You’ve seen them around. Whether in a red wagon rolling across the Quad, or in a neat single file line at the Arctic Museum, the toddlers and infants in Bowdoin Children’s Center programs  are hard to miss. 

When the Center opened 25 years ago, it was stationed in a trailer, according to Associate Director Anne Brooks. Later, the Center moved to the yellow house on 4 South Street.

“I believe that when we were [located in the yellow house], we were only open to preschool children,” she said. 

The current facility on South Street was built 11 years ago, and has allowed the Center to accommodate a greater number of children and better serve families. Today, the Center offers care from birth through age five, and according to its website, can serve 43 children at any one time.

The Center is owned and run by the College, with an operating budget comprised of tuition paid by parents and additional money provided by Bowdoin. 

Tuition costs vary from $400 to $1,000 per month, depending on a child’s age and the number of hours per week spent at the Center. 

The Center does not offer financial aid for families who cannot afford its tuition.

“We have done extensive research about the market rate value of full time child care for birth through age five in the Brunswick area,” wrote Brooks in an email to the Orient. “We have a good understanding of what the tuition trends are and our rates are not higher than those you would find at other centers in the area.

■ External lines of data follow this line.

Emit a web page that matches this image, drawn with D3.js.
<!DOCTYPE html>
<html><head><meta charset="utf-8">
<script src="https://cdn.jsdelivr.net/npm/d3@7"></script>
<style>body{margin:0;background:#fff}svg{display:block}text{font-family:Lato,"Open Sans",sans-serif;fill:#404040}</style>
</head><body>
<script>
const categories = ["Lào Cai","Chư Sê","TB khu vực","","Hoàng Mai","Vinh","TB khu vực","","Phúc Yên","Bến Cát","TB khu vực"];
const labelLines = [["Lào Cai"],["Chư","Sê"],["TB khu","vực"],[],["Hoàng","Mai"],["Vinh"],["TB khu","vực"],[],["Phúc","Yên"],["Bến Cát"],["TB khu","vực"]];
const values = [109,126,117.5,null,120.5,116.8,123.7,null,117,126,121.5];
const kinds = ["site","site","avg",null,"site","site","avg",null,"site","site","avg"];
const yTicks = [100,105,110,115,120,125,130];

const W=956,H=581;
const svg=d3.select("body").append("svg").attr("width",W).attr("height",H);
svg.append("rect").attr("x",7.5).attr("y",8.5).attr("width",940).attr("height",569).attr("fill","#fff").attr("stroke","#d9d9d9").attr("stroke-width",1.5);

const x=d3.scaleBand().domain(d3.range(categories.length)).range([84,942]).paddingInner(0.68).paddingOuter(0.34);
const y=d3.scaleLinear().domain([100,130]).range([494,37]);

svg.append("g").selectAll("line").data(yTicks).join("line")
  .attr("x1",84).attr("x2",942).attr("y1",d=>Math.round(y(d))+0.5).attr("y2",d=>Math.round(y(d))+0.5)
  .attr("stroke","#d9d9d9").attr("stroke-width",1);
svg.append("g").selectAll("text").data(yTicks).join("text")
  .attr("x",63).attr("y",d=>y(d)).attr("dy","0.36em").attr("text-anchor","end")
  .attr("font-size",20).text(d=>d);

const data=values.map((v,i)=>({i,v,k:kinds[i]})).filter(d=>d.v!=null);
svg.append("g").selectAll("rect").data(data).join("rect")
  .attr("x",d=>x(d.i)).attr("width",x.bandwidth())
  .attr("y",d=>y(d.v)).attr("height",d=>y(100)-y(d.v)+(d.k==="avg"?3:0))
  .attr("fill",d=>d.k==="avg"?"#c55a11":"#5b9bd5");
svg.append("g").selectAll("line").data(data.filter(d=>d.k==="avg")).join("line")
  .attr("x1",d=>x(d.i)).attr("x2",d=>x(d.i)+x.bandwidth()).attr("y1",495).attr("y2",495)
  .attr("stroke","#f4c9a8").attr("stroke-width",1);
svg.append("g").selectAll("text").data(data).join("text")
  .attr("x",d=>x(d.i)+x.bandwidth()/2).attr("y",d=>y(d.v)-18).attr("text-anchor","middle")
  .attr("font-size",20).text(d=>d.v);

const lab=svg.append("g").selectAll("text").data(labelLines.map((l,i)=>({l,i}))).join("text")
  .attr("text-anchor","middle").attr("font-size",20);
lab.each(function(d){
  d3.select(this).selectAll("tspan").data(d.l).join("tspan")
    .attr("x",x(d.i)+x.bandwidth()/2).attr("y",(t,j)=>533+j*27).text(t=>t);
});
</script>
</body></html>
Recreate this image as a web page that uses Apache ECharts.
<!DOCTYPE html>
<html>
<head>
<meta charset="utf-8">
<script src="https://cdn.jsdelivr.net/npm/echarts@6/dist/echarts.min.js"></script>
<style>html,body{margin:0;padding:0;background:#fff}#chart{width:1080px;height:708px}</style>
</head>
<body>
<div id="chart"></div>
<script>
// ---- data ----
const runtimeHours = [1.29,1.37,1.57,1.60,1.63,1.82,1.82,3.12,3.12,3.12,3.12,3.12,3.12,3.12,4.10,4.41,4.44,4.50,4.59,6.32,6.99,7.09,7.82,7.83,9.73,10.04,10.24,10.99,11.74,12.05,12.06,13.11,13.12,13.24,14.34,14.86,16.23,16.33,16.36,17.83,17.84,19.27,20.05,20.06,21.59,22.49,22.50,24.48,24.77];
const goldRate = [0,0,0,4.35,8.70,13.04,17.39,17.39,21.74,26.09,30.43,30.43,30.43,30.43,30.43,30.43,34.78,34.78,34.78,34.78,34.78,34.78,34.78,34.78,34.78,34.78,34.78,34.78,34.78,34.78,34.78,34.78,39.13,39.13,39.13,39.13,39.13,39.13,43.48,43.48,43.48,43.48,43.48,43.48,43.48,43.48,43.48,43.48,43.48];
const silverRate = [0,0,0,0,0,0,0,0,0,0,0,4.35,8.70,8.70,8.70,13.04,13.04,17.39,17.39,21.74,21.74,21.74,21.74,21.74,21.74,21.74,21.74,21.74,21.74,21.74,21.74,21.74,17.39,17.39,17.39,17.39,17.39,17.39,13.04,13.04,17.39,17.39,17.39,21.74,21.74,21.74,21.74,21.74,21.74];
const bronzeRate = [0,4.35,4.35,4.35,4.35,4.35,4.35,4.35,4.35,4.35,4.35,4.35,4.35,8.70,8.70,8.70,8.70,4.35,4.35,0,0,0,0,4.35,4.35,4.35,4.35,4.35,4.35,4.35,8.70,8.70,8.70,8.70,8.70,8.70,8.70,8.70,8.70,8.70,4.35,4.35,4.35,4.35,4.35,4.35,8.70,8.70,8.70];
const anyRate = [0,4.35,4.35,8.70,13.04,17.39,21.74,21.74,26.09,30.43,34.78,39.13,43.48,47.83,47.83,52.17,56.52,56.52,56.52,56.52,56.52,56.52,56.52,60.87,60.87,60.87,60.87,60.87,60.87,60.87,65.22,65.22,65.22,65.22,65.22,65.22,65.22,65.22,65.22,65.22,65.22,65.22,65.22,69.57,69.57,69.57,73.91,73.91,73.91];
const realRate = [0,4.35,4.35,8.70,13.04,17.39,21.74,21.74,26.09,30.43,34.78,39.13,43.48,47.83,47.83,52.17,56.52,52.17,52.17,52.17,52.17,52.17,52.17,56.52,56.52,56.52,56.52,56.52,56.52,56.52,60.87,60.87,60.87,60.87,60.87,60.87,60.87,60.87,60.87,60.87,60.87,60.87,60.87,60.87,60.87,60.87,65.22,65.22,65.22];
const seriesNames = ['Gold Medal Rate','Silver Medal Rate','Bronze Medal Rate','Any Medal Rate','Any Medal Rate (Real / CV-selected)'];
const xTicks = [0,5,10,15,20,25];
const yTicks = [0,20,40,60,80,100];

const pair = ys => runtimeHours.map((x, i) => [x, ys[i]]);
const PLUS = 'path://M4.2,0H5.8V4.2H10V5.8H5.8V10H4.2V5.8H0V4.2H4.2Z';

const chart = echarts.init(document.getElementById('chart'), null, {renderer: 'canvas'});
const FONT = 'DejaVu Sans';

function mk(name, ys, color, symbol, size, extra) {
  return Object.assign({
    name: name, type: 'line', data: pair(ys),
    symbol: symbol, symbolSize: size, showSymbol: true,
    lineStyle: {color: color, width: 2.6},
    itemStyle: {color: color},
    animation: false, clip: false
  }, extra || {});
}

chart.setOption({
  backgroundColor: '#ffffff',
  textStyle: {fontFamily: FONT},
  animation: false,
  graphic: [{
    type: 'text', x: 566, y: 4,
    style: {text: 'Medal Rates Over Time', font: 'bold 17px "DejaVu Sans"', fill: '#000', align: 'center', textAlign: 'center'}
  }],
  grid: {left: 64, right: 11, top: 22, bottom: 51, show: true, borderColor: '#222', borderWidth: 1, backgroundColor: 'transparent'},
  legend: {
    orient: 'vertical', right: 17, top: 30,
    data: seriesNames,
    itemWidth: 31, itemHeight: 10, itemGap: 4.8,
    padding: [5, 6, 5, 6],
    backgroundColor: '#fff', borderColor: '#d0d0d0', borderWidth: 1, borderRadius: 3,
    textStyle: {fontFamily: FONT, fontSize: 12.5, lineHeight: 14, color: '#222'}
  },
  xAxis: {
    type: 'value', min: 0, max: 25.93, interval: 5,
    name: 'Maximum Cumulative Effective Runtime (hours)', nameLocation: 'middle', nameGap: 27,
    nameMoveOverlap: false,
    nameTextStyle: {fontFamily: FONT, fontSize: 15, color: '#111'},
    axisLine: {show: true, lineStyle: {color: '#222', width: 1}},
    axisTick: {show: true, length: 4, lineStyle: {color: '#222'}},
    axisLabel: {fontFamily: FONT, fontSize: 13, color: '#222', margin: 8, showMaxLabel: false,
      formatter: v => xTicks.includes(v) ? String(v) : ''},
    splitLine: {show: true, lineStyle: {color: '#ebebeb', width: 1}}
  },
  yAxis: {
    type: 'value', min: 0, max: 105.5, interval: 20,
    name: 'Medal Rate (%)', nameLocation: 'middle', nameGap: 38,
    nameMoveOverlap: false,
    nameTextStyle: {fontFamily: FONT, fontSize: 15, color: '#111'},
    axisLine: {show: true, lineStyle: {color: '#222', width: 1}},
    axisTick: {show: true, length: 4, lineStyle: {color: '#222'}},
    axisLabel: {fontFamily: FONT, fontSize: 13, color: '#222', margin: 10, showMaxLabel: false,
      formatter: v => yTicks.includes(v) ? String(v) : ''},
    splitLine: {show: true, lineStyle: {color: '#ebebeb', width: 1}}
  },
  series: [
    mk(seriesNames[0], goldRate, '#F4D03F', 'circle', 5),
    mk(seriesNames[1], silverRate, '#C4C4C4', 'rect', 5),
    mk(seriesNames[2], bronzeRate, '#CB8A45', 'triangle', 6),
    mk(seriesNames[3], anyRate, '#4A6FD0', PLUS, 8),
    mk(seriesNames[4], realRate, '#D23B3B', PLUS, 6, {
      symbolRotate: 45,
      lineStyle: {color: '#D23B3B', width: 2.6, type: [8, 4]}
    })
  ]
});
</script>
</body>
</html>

In fact, they are lower.”

Nearly all of the children enrolled at the Center are the offspring of current Bowdoin faculty and staff. At the moment, there are two waitlists: one for Bowdoin families and one for community families who have no employment connection to the College.

“When we have an opening, we go through the Bowdoin families first...and offer them the spot. If they all turn it down, we then go to the community waitlist,” said Brooks. 

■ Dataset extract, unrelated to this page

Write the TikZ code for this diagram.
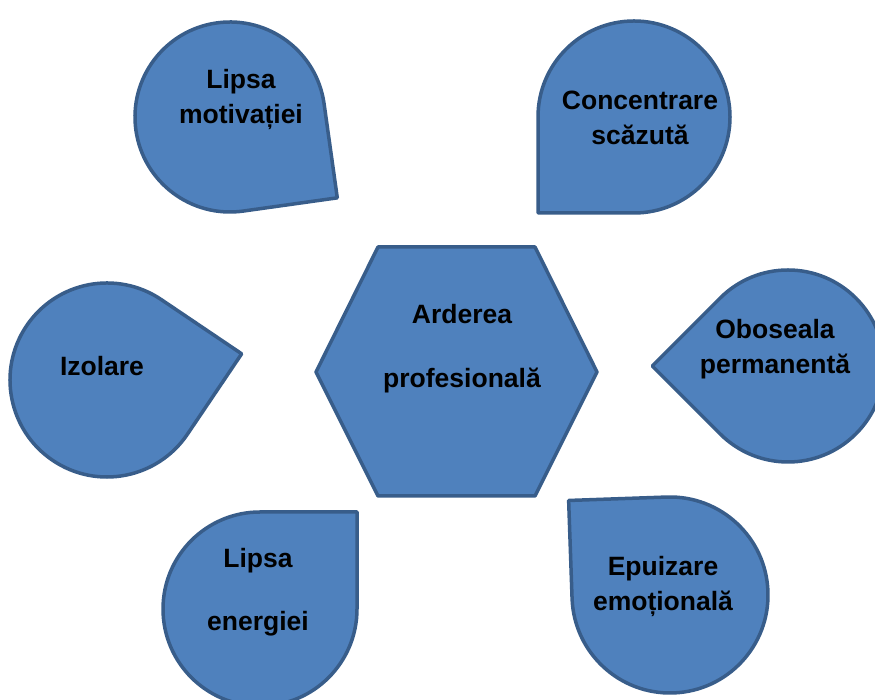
\documentclass[tikz,border=0pt]{standalone}
\usepackage{fontspec}
\setmainfont{Liberation Sans}
\usepackage{tikz}
\usetikzlibrary{calc}
\usepackage{xcolor}
\definecolor{dropfill}{RGB}{79,129,189}
\definecolor{dropedge}{RGB}{56,93,138}

\begin{document}
\begin{tikzpicture}[x=1pt,y=1pt,font=\bfseries\fontsize{26.5}{35}\selectfont]

% canvas
\useasboundingbox (0,0) rectangle (875,700);
\fill[white] (0,0) rectangle (875,700);
\clip (0,0) rectangle (875,700);

\tikzset{
  tear/.style={
    draw=dropedge,
    fill=dropfill,
    line width=3.5pt,
    line join=round
  },
  label/.style={
    text=black,
    align=center,
    inner sep=0pt
  }
}

% teardrops — centre x/y, angle of the pointed corner, radius
\foreach \cx/\cy/\a/\r in {230/583/-37/95, 634/583/225/96, 107/320/11/97,
                           788/334/180/96, 260/91/45/97, 670/105/137/98}{
  \draw[tear]
    ($(\cx,\cy)+(\a:{1.41421*\r pt})$) --
    ($(\cx,\cy)+(\a+45:\r pt)$)
    arc[start angle=\a+45, delta angle=270, radius=\r pt] -- cycle;
}

% centre hexagon
\draw[tear] (316,328) -- (378,453) -- (535,453) -- (597,328)
  -- (535,204) -- (378,204) -- cycle;

% texts
\node[label] (arderea) at (462,351) {Arderea\\[29pt]profesională};
\node[label] (motiv)   at (241,601) {Lipsa\\motivației};
\node[label] (concen)  at (640,582) {Concentrare\\scăzută};
\node[label] (izolare) at (102,334) {Izolare};
\node[label] (obosea)  at (775,351) {Oboseala\\permanentă};
\node[label] (energ)   at (258,108) {Lipsa\\[28pt]energiei};
\node[label] (epuiz)   at (663,114) {Epuizare\\emoțională};

\end{tikzpicture}
\end{document}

Kate Stern, the director of the Resource Center for Sexual and Gender Diversity, has three-year-old twins enrolled in the Center.

“My two boys love going,” she said. “I’m home on Mondays with them, and this Monday, they were begging, ‘Can we go to school?’ They love their teachers, their friends, what they get to do.”

As a parent, Stern said she is pleased that the Center takes advantage of Bowdoin’s campus to offer a richer experience for all students involved. 

“Last week, they got to visit the museum and [look at] art and play on the museum steps,” Stern said. 

She noted that sometimes children are taken to the top of Coles Tower to look over Brunswick.
Nicole Smith ’16, who worked at the Center last year, said that problems often arose with both communication and organization. 

“I think the staff struggled to keep things consistent and organized, and sometimes I thought they were a little too strict,” Smith said. “For me, working with the young kids was often the highlight of my day, but working with the faculty [at the Center] got pretty tricky sometimes.”

Brooks said she attributed any difficulties to the shift in management that occurred two years ago. The Center was forced to abandon certain outdated practices in order to be reaccredited, but Brooks declined to give specifics. 

“The College understood that we were at risk for not being reaccredited, and so that caused a push for a change, and for new administration,” said Brooks. 

The Center works to constantly maintain the highest quality care possible, according to Brooks. 

“Bowdoin College is the gold standard, and we should be too,” said Brooks. “We should be proud of the child care that we offer. We are going to be the best in the state, if we can.”

The Center also provides opportunities for Bowdoin students in psychology courses. According to its website, students in Infant and Child Development—a 2000-level psychology course—can work as interns and observe education at the Center two hours each week.